The majority of respondents once again expected the profitability of this class to decline this year, owing to rising claims costs and rising reinsurance costs. One underwriter pointed to the fact that few insurers were properly pricing the impact of weather events. “Few insurers are building this into their technical price. Inevitably this decision will hurt a number when the next event occurs.”

Property owners’ risks

Rates, once again, were expected to increase for this line of business. Some respondents expected claims to increase in the coming months. Little change was predicted in capacity, policy coverage and demand for cover.

On pricing, underwriters spoke of small premium increases. “Property owner-type business (residential and commercial let) profitability has suffered as a result of recent weather (flood and freeze) events and underwriting results have deteriorated. A general rate increase is necessary to restore acceptable underwriting margins,” said one insurer. Another said: “Small premium increases are being sought in the market and achieved.”

A further underwriter noted: “Price increases are being resisted and there is no general move to repair balance sheets or make up loss of investment returns. Most increases are based on underperforming or underpriced business.”

There were mixed views on claims, with half the respondents expecting volumes to increase, while the remainder predicted levels to remain stable.

“As ever, this is dependent upon the weather and the economy. Unoccupied properties (for example, resulting from business failures or evictions due to non-payment of rent) tend to be a problem as they are often targets for vandalism/arson and suffer increased volumes/severity of water damage claims,” said one insurer.

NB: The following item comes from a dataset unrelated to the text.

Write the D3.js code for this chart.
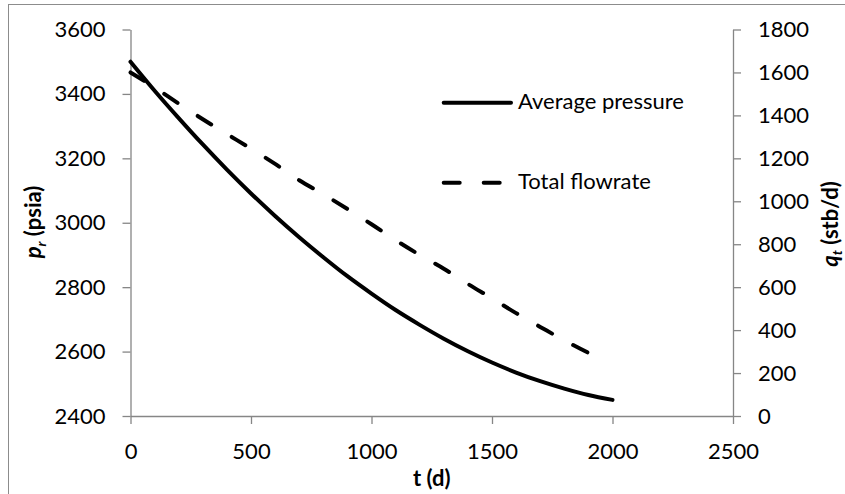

Insurers said that demand for cover was expected to be generally stable in the coming months, although some had said the previous six months had seen demand increase slightly. Two respondents noted that there had been increased demand for quotations, owing to the rate increases imposed by some insurers that had prompted customers to look elsewhere.

In terms of the future profitability of this class, there was a mixture of views, with some predicting an increase compared to last year.

Half the respondents said profitability would decline.